Unlike a captain confined to a cockpit, many transit operators double as critical first responders to a dizzying array other tasks, for which they’re mostly not compensated or given many resources. In addition to driving, they’re often responsible for providing basic vehicle maintenance, supervising fare collection, giving directions to passengers, helping passenger with mobility challenges get on and off the bus, and even intervening when there’s violence, harassment, or disturbances onboard their vehicles.

Martelaro isn’t sure whether automation will free drivers up to perform those non-driving tasks more effectively, or whether it will finally make the case for an even larger transit workforce, the same way airline pilots are assisted by flight attendants. (And it could also spark a conversation about the differences in pay and benefits between the two industries; the median annual earnings of bus drivers are currently just 36 percent of commercial pilots’ salaries, even though no captain is ever asked to juggle supervising an autopilot system with helping a sick passenger.)

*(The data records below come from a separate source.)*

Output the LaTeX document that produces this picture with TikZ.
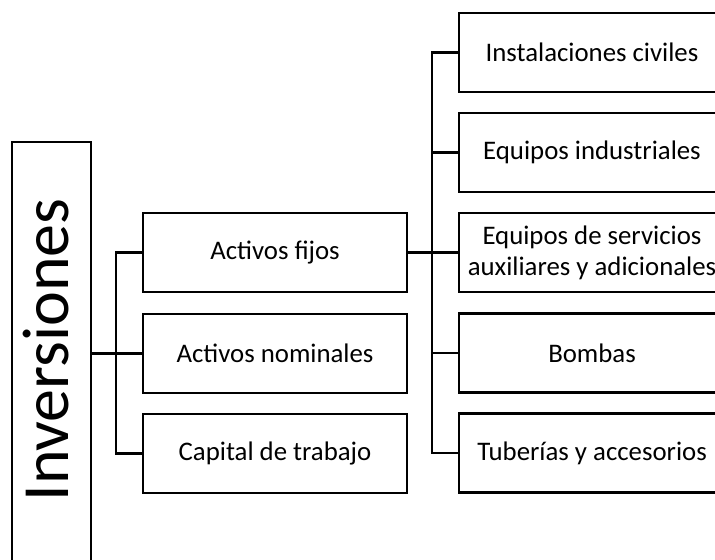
\documentclass[tikz,border=0pt]{standalone}
\usepackage{fontspec}
\setmainfont{Carlito}
\begin{document}
\begin{tikzpicture}[x=0.5pt,y=-0.5pt,line width=1.15pt,
  box/.style={draw,rectangle,inner sep=0pt,align=center,font=\fontsize{13.4}{15.5}\selectfont},
  midbox/.style={box,minimum width=132pt,minimum height=39.5pt},
  rbox/.style={box,minimum width=133pt,minimum height=39.5pt}]
\useasboundingbox (0,0) rectangle (715,560);
\node[draw,rectangle,minimum width=39.5pt,minimum height=229pt] (inv) at (51.5,371) {};
\node[rotate=90,anchor=base,inner sep=0pt,font=\fontsize{33}{38}\selectfont] (invtext) at (68,350) {Inversiones};
\node[midbox] (af) at (275,252.5) {Activos fijos};
\node[midbox] (an) at (275,353.5) {Activos nominales};
\node[midbox] (ct) at (275,453.5) {Capital de trabajo};
\node[rbox] (r1) at (592,52.5) {Instalaciones civiles};
\node[rbox] (r2) at (592,152.5) {Equipos industriales};
\node[rbox] (r3) at (592,252.5) {Equipos de servicios\\auxiliares y adicionales};
\node[rbox] (r4) at (592,353) {Bombas};
\node[rbox] (r5) at (592,453) {Tuberías y accesorios};
\draw (inv.east |- an.west) -- (an.west);
\draw (af.west) -- ++(-13pt,0) |- (ct.west);
\draw (af.east) -- (r3.west);
\draw (r1.west) -- ++(-13pt,0) |- (r5.west);
\draw (r2.west) -- ++(-13pt,0);
\draw (r4.west) -- ++(-13pt,0);
\end{tikzpicture}
\end{document}
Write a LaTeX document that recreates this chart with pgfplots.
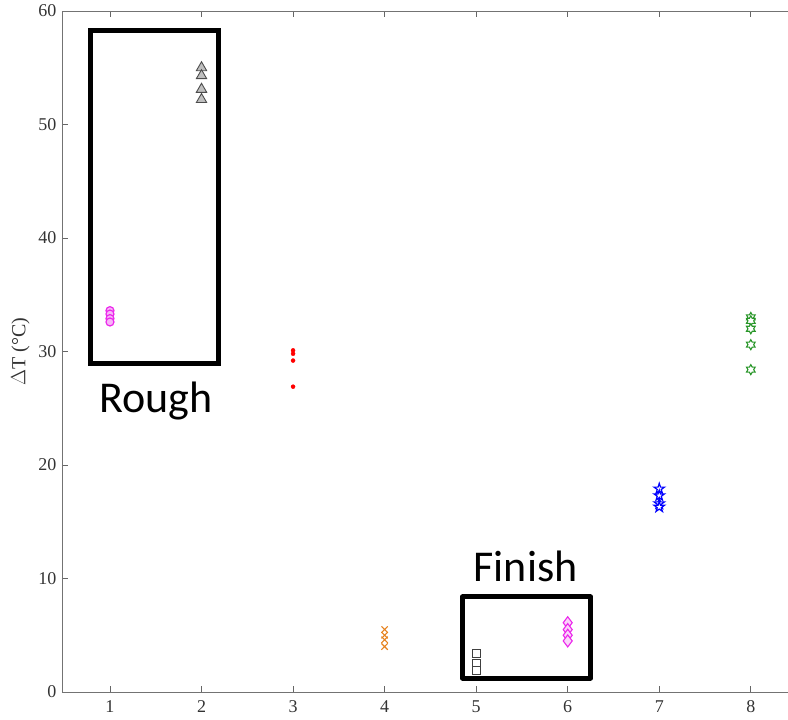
\documentclass[border=0pt]{standalone}
\usepackage{fontspec}
\setmainfont{Liberation Serif}
\newfontfamily\calib{Carlito}
\usepackage{pgfplots}
\pgfplotsset{compat=1.18}

% five-pointed and six-pointed star marks
\pgfdeclareplotmark{pentagram}{%
  \pgfpathmoveto{\pgfpointpolar{90}{\pgfplotmarksize}}%
  \pgfpathlineto{\pgfpointpolar{126}{0.382\pgfplotmarksize}}%
  \pgfpathlineto{\pgfpointpolar{162}{\pgfplotmarksize}}%
  \pgfpathlineto{\pgfpointpolar{198}{0.382\pgfplotmarksize}}%
  \pgfpathlineto{\pgfpointpolar{234}{\pgfplotmarksize}}%
  \pgfpathlineto{\pgfpointpolar{270}{0.382\pgfplotmarksize}}%
  \pgfpathlineto{\pgfpointpolar{306}{\pgfplotmarksize}}%
  \pgfpathlineto{\pgfpointpolar{342}{0.382\pgfplotmarksize}}%
  \pgfpathlineto{\pgfpointpolar{18}{\pgfplotmarksize}}%
  \pgfpathlineto{\pgfpointpolar{54}{0.382\pgfplotmarksize}}%
  \pgfpathclose
  \pgfusepathqfillstroke}
\pgfdeclareplotmark{hexagram}{%
  \pgfpathmoveto{\pgfpointpolar{90}{\pgfplotmarksize}}%
  \pgfpathlineto{\pgfpointpolar{120}{0.577\pgfplotmarksize}}%
  \pgfpathlineto{\pgfpointpolar{150}{\pgfplotmarksize}}%
  \pgfpathlineto{\pgfpointpolar{180}{0.577\pgfplotmarksize}}%
  \pgfpathlineto{\pgfpointpolar{210}{\pgfplotmarksize}}%
  \pgfpathlineto{\pgfpointpolar{240}{0.577\pgfplotmarksize}}%
  \pgfpathlineto{\pgfpointpolar{270}{\pgfplotmarksize}}%
  \pgfpathlineto{\pgfpointpolar{300}{0.577\pgfplotmarksize}}%
  \pgfpathlineto{\pgfpointpolar{330}{\pgfplotmarksize}}%
  \pgfpathlineto{\pgfpointpolar{0}{0.577\pgfplotmarksize}}%
  \pgfpathlineto{\pgfpointpolar{30}{\pgfplotmarksize}}%
  \pgfpathlineto{\pgfpointpolar{60}{0.577\pgfplotmarksize}}%
  \pgfpathclose
  \pgfusepathqfillstroke}

\definecolor{mag}{RGB}{235,40,235}
\definecolor{ora}{RGB}{230,130,30}
\definecolor{grn}{RGB}{40,150,40}

\begin{document}
\begin{tikzpicture}
\begin{axis}[
  name=ax,
  scale only axis,
  width=730pt, height=681pt,
  xmin=0.476, xmax=8.45,
  ymin=0, ymax=60,
  xtick={1,...,8},
  ytick={0,10,...,60},
  ytick pos=left,
  tick align=inside,
  major tick length=6pt,
  axis line style={draw=black!55, line width=0.9pt},
  tick style={draw=black!60, line width=0.9pt},
  /pgf/number format/assume math mode=true,
  tick label style={font=\fontsize{18}{20}\selectfont, black!80},
  xticklabel style={yshift=-5pt},
  yticklabel style={xshift=-2pt},
  ylabel={$\Delta$T (°C)},
  ylabel style={font=\fontsize{20}{22}\selectfont, black!80, yshift=2pt},
  clip=false,
]
% x = 1 : magenta circles
\addplot[only marks, mark=*, mark size=4pt, draw=mag, fill=mag!35, line width=1.2pt]
  coordinates {(1,33.6) (1,33.3) (1,32.9) (1,32.6)};
% x = 2 : grey triangles
\addplot[only marks, mark=triangle*, mark size=6pt, draw=black!70, fill=black!25, line width=0.9pt]
  coordinates {(2,55.0) (2,54.3) (2,53.1) (2,52.2)};
% x = 3 : red dots
\addplot[only marks, mark=*, mark size=2pt, draw=red, fill=red]
  coordinates {(3,30.1) (3,29.8) (3,29.2) (3,26.9)};
% x = 4 : orange crosses
\addplot[only marks, mark=x, mark size=4.5pt, draw=ora, line width=1.1pt]
  coordinates {(4,5.5) (4,5.0) (4,4.6) (4,4.0)};
% x = 5 : black squares
\addplot[only marks, mark=square*, mark size=3.8pt, draw=black!75, fill=white, line width=0.9pt]
  coordinates {(5,3.4) (5,2.5) (5,1.9)};
% x = 6 : magenta diamonds
\addplot[only marks, mark=diamond*, mark size=6pt, draw=mag, fill=mag!20, line width=1.1pt]
  coordinates {(6,6.1) (6,5.5) (6,5.0) (6,4.5)};
% x = 7 : blue pentagrams
\addplot[only marks, mark=pentagram, mark size=5.5pt, draw=blue, fill=white, line width=1.2pt]
  coordinates {(7,17.9) (7,17.3) (7,16.6) (7,16.3)};
% x = 8 : green hexagrams
\addplot[only marks, mark=hexagram, mark size=5pt, draw=grn, fill=white, line width=1.1pt]
  coordinates {(8,33.0) (8,32.7) (8,32.0) (8,30.6) (8,28.4)};

% grouping frames and their captions
\draw[line width=5pt, line join=miter] (axis cs:0.79,58.3) rectangle (axis cs:2.19,28.9);
\node[anchor=base, font=\calib\fontsize{44}{50}\selectfont] at (axis cs:1.50,24.6) {Rough};
\draw[line width=5pt, line join=round] (axis cs:4.85,8.37) rectangle (axis cs:6.25,1.23);
\node[anchor=base, font=\calib\fontsize{44}{50}\selectfont] at (axis cs:5.54,9.7) {Finish};
\end{axis}
\pgfresetboundingbox
\path (ax.south west) ++(-62pt,-28pt) rectangle ++(788pt,720pt);
\end{tikzpicture}
\end{document}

“Our big conclusion is, as automated systems become more common, there’s definitely going to be a role for a trained operator on board, but that role might be different,” he adds. “They may have more time to attend to all the complexity of what’s happening on board, [or it might add on] a bunch of new technologies that need monitoring and add to their work load. We should be asking ourselves: how does automation change the nature of all the onboard work drivers do?”

However it shakes out, Martelaro says the transportation industry needs to confront the changing nature of transit work now, before automated vehicle tech is common — and that will probably require a tough reckoning with how under-valued American bus operators have pretty much always been.

“The nature of the job will change,” he added. “It may reduce the level of work [bus drivers do] in some ways, but it may also lead to bus drivers being more trained and more responsible in others — and they’re already responsible for so much… I’m not an economist, nor do I run a public transit company, but it seems likely, to me, that this work will be elevated.”